Roundworm larvae can also be present in mouse tissue. If ingested, these parasites take up residence in the intestines and compete for the nutrients your body would otherwise absorb. Depending on the worm burden, this can lead to malnutrition, abdominal pain, and intestinal blockages over time.

Does Cooking Make It Safe?

Thorough cooking eliminates most of the risk. Hantavirus, one of the more dangerous pathogens mice carry, is inactivated by heat at just 133°F (56°C) within 15 minutes for wet material, though dried virus particles require about two hours at that temperature. Standard cooking temperatures far exceed this threshold.

Food safety guidelines for game animals call for an internal temperature of at least 145°F (63°C) held for 15 seconds. Ground or chopped game meat needs a higher target of 155°F (68°C) for 15 seconds. These temperatures are sufficient to kill Salmonella, Campylobacter, Toxoplasma cysts, and most other pathogens found in rodent tissue. The key is reaching that temperature throughout the meat, not just on the surface. Given how small mice are, this is relatively easy to achieve with proper cooking, but eating undercooked or raw mouse meat is genuinely dangerous.

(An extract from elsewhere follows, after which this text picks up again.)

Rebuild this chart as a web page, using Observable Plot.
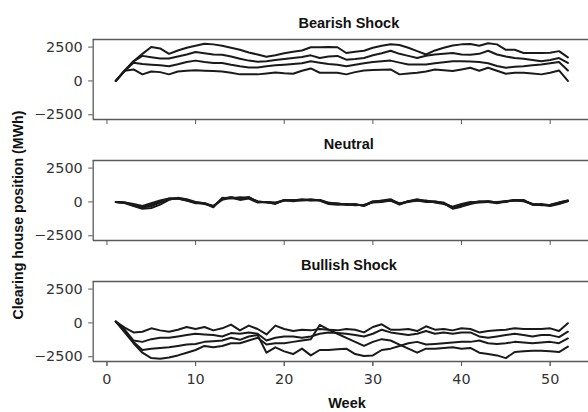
<!DOCTYPE html>
<html><head><meta charset="utf-8">
<script src="https://cdn.jsdelivr.net/npm/d3@7"></script>
<script src="https://cdn.jsdelivr.net/npm/@observablehq/plot@0.6"></script>
<style>html,body{margin:0;padding:0;background:#fff;overflow:hidden;width:588px;height:412px}</style>
</head><body><div id="chart"></div><script>
const weeks = [1,2,3,4,5,6,7,8,9,10,11,12,13,14,15,16,17,18,19,20,21,22,23,24,25,26,27,28,29,30,31,32,33,34,35,36,37,38,39,40,41,42,43,44,45,46,47,48,49,50,51,52];
const panels = ["Bearish Shock", "Neutral", "Bullish Shock"];
const xTicks = [0, 10, 20, 30, 40, 50];
const yTicks = [-2500, 0, 2500];

const bearish1 = [0,750,1450,2000,2500,2400,2000,2250,2450,2600,2750,2700,2600,2450,2300,2100,1950,1780,1900,2050,2150,2250,2490,2490,2500,2490,2060,2150,2226,2450,2600,2710,2650,2450,2200,1950,2250,2450,2620,2700,2720,2600,2780,2700,2300,2300,2060,2060,2060,2080,2200,1740];
const bearish2 = [0,750,1450,1850,1750,1650,1650,1800,1950,2130,2050,1950,1936,1800,1645,1500,1420,1450,1550,1620,1700,1760,1890,1694,1800,1850,1573,1620,1694,1900,2050,2226,2000,1850,1694,1863,1950,2000,2057,1950,1936,2000,2226,1950,1800,1700,1645,1550,1450,1550,1690,1331];
const bearish3 = [0,750,1350,1250,1200,1150,1090,1230,1400,1500,1400,1331,1331,1200,1089,1000,990,1089,1150,1200,1250,1300,1452,1350,1250,1200,1089,1200,1300,1400,1450,1500,1350,1210,1210,1210,1300,1380,1452,1452,1440,1400,1300,1100,968,1050,1089,1150,1210,1300,1400,774];
const bearish4 = [0,750,850,484,700,650,484,700,760,780,760,730,700,600,484,484,484,550,620,560,532,750,920,605,600,600,484,650,774,800,820,847,484,550,605,700,847,780,726,850,968,750,968,750,532,600,600,550,484,600,774,0];

const neutral1 = [0,-60,-250,-420,-300,-50,250,270,150,-50,-100,-350,250,350,250,350,0,0,-100,150,100,150,150,150,-100,-150,-170,-200,-270,0,50,150,-150,50,150,50,0,-100,-420,-250,-50,0,50,-50,50,150,100,-200,-220,-270,-100,75];
const neutral2 = [0,-40,-200,-350,-200,0,200,250,100,-50,-150,-300,150,300,150,250,-50,0,-50,100,150,100,150,100,-150,-200,-150,-250,-200,-50,0,100,-100,0,100,100,-50,-150,-350,-150,0,-50,0,0,50,100,50,-150,-250,-200,-50,100];
const neutral3 = [0,-80,-300,-500,-450,-200,150,300,200,0,-100,-400,300,250,350,300,50,-50,-100,100,100,200,100,150,-50,-150,-200,-150,-300,0,100,200,-150,50,200,50,50,-100,-500,-350,-150,0,50,-50,0,150,100,-150,-200,-300,-150,50];
const neutral4 = [0,-50,-150,-300,-100,100,250,250,100,-100,-100,-300,200,350,200,350,0,0,-150,150,50,150,200,100,-100,-100,-200,-200,-250,50,50,100,-200,50,100,0,0,-50,-400,-200,-100,50,0,-100,50,100,150,-200,-150,-250,-50,100];

const bullish1 = [100,-350,-700,-650,-400,-550,-650,-500,-300,-450,-300,-550,-400,-120,-550,-200,-450,-850,-200,-450,-600,-500,-550,-450,-500,-550,-450,-500,-700,-300,-100,-500,-500,-450,-600,-250,-500,-450,-550,-400,-450,-700,-600,-550,-500,-400,-450,-450,-450,-400,-600,-20];
const bullish2 = [100,-500,-1300,-1400,-1200,-1100,-1100,-1000,-900,-800,-850,-900,-1000,-750,-800,-700,-800,-1300,-1100,-1000,-1000,-1100,-1000,-800,-700,-750,-800,-900,-1000,-800,-500,-700,-800,-900,-800,-600,-800,-700,-800,-700,-700,-1000,-1100,-1000,-900,-800,-900,-1000,-900,-900,-1050,-650];
const bullish3 = [100,-600,-1400,-2000,-1900,-1850,-1800,-1700,-1600,-1550,-1400,-1350,-1300,-1100,-1250,-1000,-900,-2200,-1800,-2100,-2300,-1900,-2400,-2000,-2000,-1950,-1900,-2300,-2450,-2400,-2000,-1900,-1700,-1500,-1400,-1600,-1550,-1500,-1450,-1400,-1400,-1300,-1500,-1550,-1500,-1400,-1450,-1500,-1450,-1400,-1500,-1150];
const bullish4 = [100,-700,-1500,-2200,-2600,-2650,-2550,-2400,-2200,-2000,-1700,-1800,-1700,-1500,-1500,-1300,-1100,-1600,-1500,-1500,-1400,-1300,-1200,-150,-500,-800,-1100,-1400,-1700,-1400,-1200,-1300,-1600,-1900,-2200,-1900,-1900,-1850,-1800,-1900,-1850,-2200,-2300,-2400,-2600,-2150,-2100,-2050,-2050,-2100,-2150,-1750];

const seriesByPanel = {
  "Bearish Shock": [bearish1, bearish2, bearish3, bearish4],
  "Neutral": [neutral1, neutral2, neutral3, neutral4],
  "Bullish Shock": [bullish1, bullish2, bullish3, bullish4]
};
const rows = [];
panels.forEach(p => seriesByPanel[p].forEach((vals, s) => vals.forEach((v, i) => rows.push({panel: p, series: p + s, week: weeks[i], value: v}))));

const fmt = d => d < 0 ? "\u2212" + Math.abs(d) : String(d);
const frameColor = "#5a5a5a";

const chart = Plot.plot({
  width: 588, height: 412,
  marginTop: 38.3, marginBottom: 51.3, marginLeft: 92.7, marginRight: 0,
  style: {fontFamily: "DejaVu Sans", fontSize: "14px", color: "#333", background: "white"},
  x: {domain: [-1.55, 54.55], range: [92.7, 590]},
  y: {domain: [-2850, 3060]},
  fy: {domain: panels, paddingInner: 0.34, paddingOuter: 0, axis: null},
  marks: [
    Plot.ruleY([-2850, 3060], {stroke: frameColor, strokeWidth: 1.3}),
    Plot.ruleX([-1.55], {stroke: frameColor, strokeWidth: 1.3}),
    Plot.line(rows, {x: "week", y: "value", fy: "panel", z: "series", stroke: "#1a1a1a", strokeWidth: 2, strokeLinejoin: "round"}),
    Plot.axisY(yTicks, {tickFormat: fmt, tickSize: 4.5, tickPadding: 6, label: null, stroke: frameColor, fontSize: 14.4}),
    Plot.axisX(xTicks, {tickFormat: () => "", tickSize: 5, label: null, facetAnchor: null, stroke: frameColor}),
    Plot.axisX(xTicks, {tickSize: 5, tickPadding: 7, label: null, stroke: frameColor, fontSize: 14.4}),
    Plot.text(panels, {fy: d => d, text: d => d, frameAnchor: "top", lineAnchor: "bottom", dy: -12, dx: 8, fontWeight: "bold", fontSize: 14.5, fontFamily: "Liberation Sans, Arial, sans-serif", fill: "#111"})
  ]
});
chart.style.maxWidth = "none";
document.getElementById("chart").appendChild(chart);
const svg = d3.select(chart);
svg.append("text")
  .attr("transform", "translate(17.5,215) rotate(-90)")
  .attr("text-anchor", "middle").attr("dominant-baseline", "central")
  .attr("font-family", "Liberation Sans, Arial, sans-serif").attr("font-weight", "bold")
  .attr("font-size", 14.2).attr("fill", "#111")
  .text("Clearing house position (MWh)");
svg.append("text")
  .attr("x", 347).attr("y", 408)
  .attr("text-anchor", "middle")
  .attr("font-family", "Liberation Sans, Arial, sans-serif").attr("font-weight", "bold")
  .attr("font-size", 14.5).attr("fill", "#111")
  .text("Week");
</script></body></html>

Gutting and cleaning the animal thoroughly before cooking is equally important. The gut, bladder, and feces are where the highest concentrations of bacteria and parasites reside. Removing the organs and washing the carcass reduces the pathogen load before heat does the rest.

Where Mice Are Eaten Traditionally

Mice are a well-established food in parts of sub-Saharan Africa, particularly among the Tumbuka, Senga, Chewa, Ngoni, and Nsenga peoples of eastern Zambia and northern Malawi. An estimated population of over one million people in these regions traditionally eat mice as a delicacy, served alongside nshima, a thick cornmeal staple.

The traditional preparation is specific and deliberate. Mice are gutted, boiled in plain salted water for about half an hour, then fire-dried until nearly bone dry. No cooking oil, onions, or tomatoes are added. In fact, adding these modern ingredients is considered taboo in traditional cooking. This method of extended boiling followed by thorough drying effectively kills pathogens and also preserves the meat.

Hunting methods vary. Some mice are dug from their burrows, others are flushed from piles of dry crop stalks after harvest, and others are caught using wooden traps baited with a substance called nyambo. There’s even a method involving clay pots filled with water, where mice fall in while reaching for suspended bait and drown. Each method targets different species and seasons, with trap-setting concentrated during the rainy months of December and January.

What About Pets Eating Mice?

If your search was prompted by a dog or cat catching and eating a mouse, the concerns are similar but play out differently. Dogs and cats that eat mice can contract roundworm larvae, which colonize the intestines and steal nutrients. Dogs are also vulnerable to toxoplasmosis, which can cause diarrhea, pneumonia, liver disease, or neurological problems depending on severity.

The most acute danger for pets is secondary poisoning. If the mouse had recently eaten rodenticide (rat or mouse poison), that toxin is still active in the mouse’s body. A pet that eats a poisoned mouse can absorb enough of the chemical to become seriously ill. Symptoms of secondary poisoning vary by the type of bait but can include lethargy, bleeding, seizures, and organ failure. If you know your pet ate a mouse in an area where rodent bait is used, contact your veterinarian promptly.

The Bottom Line on Safety

Mouse meat is not poisonous, and millions of people eat it without incident. The danger lies in how the animal is handled and cooked. Thorough gutting, cleaning, and cooking to at least 155°F (68°C) throughout will neutralize the bacteria, viruses, and parasites that make raw or undercooked rodent meat a genuine health hazard. Wild-caught mice carry more unpredictable pathogen loads than farmed animals, so the margin for error is smaller. If you’re in a survival situation or exploring traditional cuisine, proper preparation is what separates a safe meal from a serious infection.